Jia seemed to shudder at this, and Rachel gave him a sad look. “It’s your call, New Kid,” Rachel said quietly. “I don’t know that we can trust these two, but there’s no way I’m letting that future happen, no matter what Colonel Charles threatens me with. But things are different for you.” She paused. “Maybe we could all tell him we were kidnapped? I mean, considering they already froze Jia and me, they easily could have. And the colonel might believe that if we’re gone before he returns.”

“What about the security cameras?” Fort asked, remembering Colonel Charles telling him about footage of Fort letting Sierra and Damian go, back at the original school. “He’d have proof we were lying.”

“We froze those when we arrived,” Simon said, his annoyance evident in his voice. “Hurry up, please!”

“We need a decision,” Ellora said, sounding anxious as well. “They’ll return in under a minute now.” She nodded at Simon, who ran over to the portal and passed through it. Ellora quickly moved to follow, but she paused at the entrance, waiting for them.

“I have to go,” Jia said suddenly, and walked to the portal without looking at the other two. “Whether or not Fort comes, I can’t … I have to stop that future. I have to.”

Rachel stared after her in confusion for a moment, but turned back to Fort. “I’m with her, even more than usual,” she said. “What are you going to do?”

For a moment, all Fort could think about was his life before Dr. Opps had arrived: going to school every day, sometimes getting into fights, feeling nothing but numb, an emptiness inside that felt as deep and cold as the ocean. His aunt couldn’t afford to take care of him, and he’d had no idea his father was out there somewhere. All he’d had was the feeling that it was his fault his dad had been captured.

And that could be his life again, if he disobeyed Colonel Charles.

But what did that compare to the future they’d seen? If even one person got hurt or died in a battle, could he live with himself? Not to mention a whole city full of people in London was in danger.

When it came down to it, there really wasn’t any choice. He had no idea how he could be useful, with just his Teleport and Heal Minor Wounds spells, but if Ellora had seen a need for him, then he couldn’t stay behind.

“I’m in,” he said, barely recognizing his own voice. He quickly ran over to the portal, trying to ignore the consequences for now. Rachel might be right: If they could just get out before the soldiers reappeared, they could say that the Time students had taken them by force.

Maybe Colonel Charles would even believe it.

They all passed through the portal, Rachel slapping him on the back supportively as she went. As they stepped onto the dark, damp grass in front of the Carmarthen Academy, Fort turned around to close the teleportation circle behind him …

And a lightning bolt passed right over his shoulder, striking the lawn.

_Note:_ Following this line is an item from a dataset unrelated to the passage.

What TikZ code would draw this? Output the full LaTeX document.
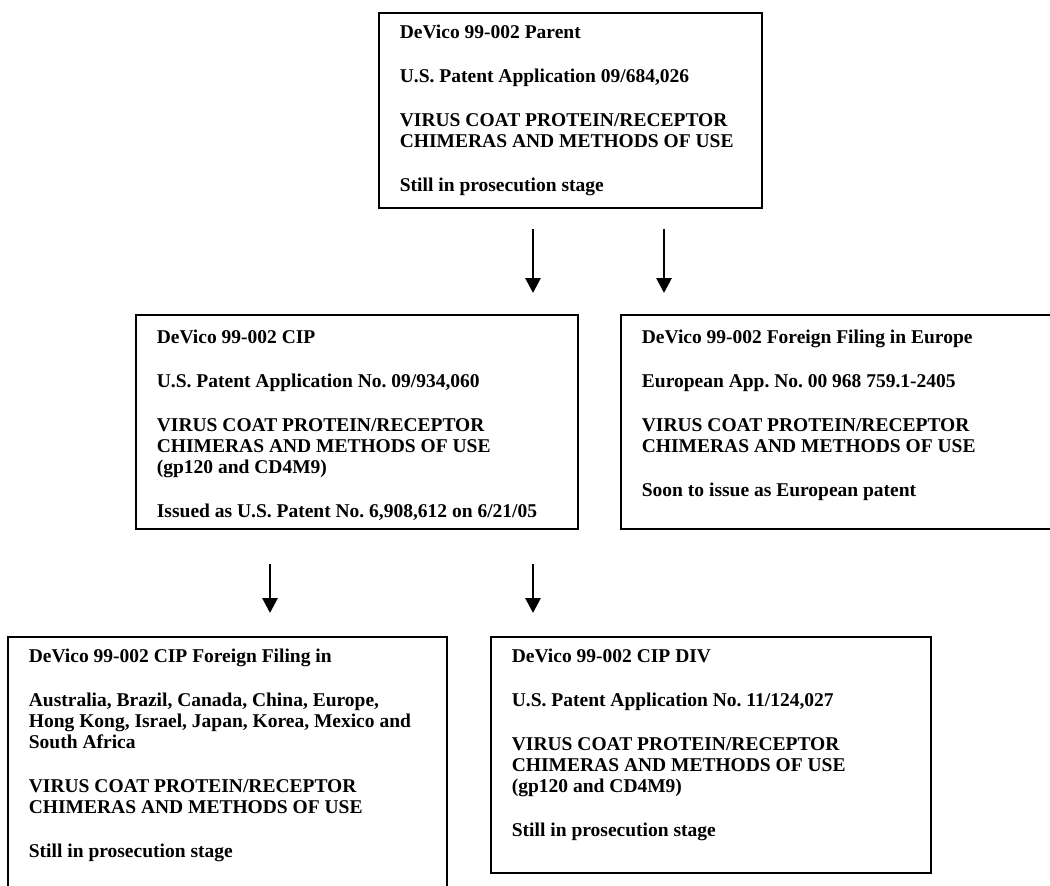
\documentclass[tikz,border=0pt]{standalone}
\usepackage{fontspec}
\setmainfont{Liberation Serif}
\usetikzlibrary{arrows.meta}
\frenchspacing
\newcommand{\boxtxt}[4]{\parbox[c][#2][t]{#1}{\frenchspacing\rule{0pt}{#3}#4}}
\tikzset{
  patbox/.style={draw, line width=1.8pt, inner xsep=21pt, inner ysep=0pt, anchor=north west,
    font=\bfseries\fontsize{19.5pt}{21pt}\selectfont},
  arr/.style={line width=2.8pt, -{Triangle[length=15pt,width=15pt]}}
}
\begin{document}
\begin{tikzpicture}[x=1pt,y=-1pt]
\useasboundingbox (0,0) rectangle (1050,886);
\node[patbox] (parent) at (378,12) {\boxtxt{341pt}{195pt}{26pt}{%
DeVico 99-002 Parent\\[23pt]
U.S. Patent Application 09/684,026\\[23pt]
VIRUS COAT PROTEIN/RECEPTOR\\
CHIMERAS AND METHODS OF USE\\[23pt]
Still in prosecution stage}};
\node[patbox] (cip) at (135,314) {\boxtxt{400pt}{214pt}{29pt}{%
DeVico 99-002 CIP\\[23pt]
U.S. Patent Application No. 09/934,060\\[23pt]
VIRUS COAT PROTEIN/RECEPTOR\\
CHIMERAS AND METHODS OF USE\\
(gp120 and CD4M9)\\[23pt]
Issued as U.S. Patent No. 6,908,612 on 6/21/05}};
\node[patbox] (eur) at (620,314) {\boxtxt{400pt}{214pt}{29pt}{%
DeVico 99-002 Foreign Filing in Europe\\[23pt]
European App. No. 00 968 759.1-2405\\[23pt]
VIRUS COAT PROTEIN/RECEPTOR\\
CHIMERAS AND METHODS OF USE\\[23pt]
Soon to issue as European patent}};
\node[patbox] (cipfor) at (7,636) {\boxtxt{397pt}{262pt}{26pt}{%
DeVico 99-002 CIP Foreign Filing in\\[23pt]
Australia, Brazil, Canada, China, Europe,\\
Hong Kong, Israel, Japan, Korea, Mexico and\\
South Africa\\[23pt]
VIRUS COAT PROTEIN/RECEPTOR\\
CHIMERAS AND METHODS OF USE\\[23pt]
Still in prosecution stage}};
\node[patbox] (cipdiv) at (490,636) {\boxtxt{398pt}{236pt}{26pt}{%
DeVico 99-002 CIP DIV\\[23pt]
U.S. Patent Application No. 11/124,027\\[23pt]
VIRUS COAT PROTEIN/RECEPTOR\\
CHIMERAS AND METHODS OF USE\\
(gp120 and CD4M9)\\[23pt]
Still in prosecution stage}};
\coordinate (c1) at (533,0);
\coordinate (c2) at (664,0);
\coordinate (c3) at (270,0);
\draw[arr, shorten <=20pt, shorten >=21pt] (parent.south -| c1) -- (cip.north -| c1);
\draw[arr, shorten <=20pt, shorten >=21pt] (parent.south -| c2) -- (eur.north -| c2);
\draw[arr, shorten <=34pt, shorten >=23pt] (cip.south -| c3) -- (cipfor.north -| c3);
\draw[arr, shorten <=34pt, shorten >=23pt] (cip.south -| c1) -- (cipdiv.north -| c1);
\end{tikzpicture}
\end{document}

“Close it!” Rachel shouted, but it was already too late. As Fort shut the portal down, he saw the TDA soldiers had already started reappearing. Only it wasn’t a soldier who’d fired.

It was Colonel Charles. The colonel now stared at them through the portal, his Lightning rod still glowing from use, looking almost dumbfounded from rage. “Fitzgerald!” he shouted. “I order you to—”

But the rest was lost as the portal closed.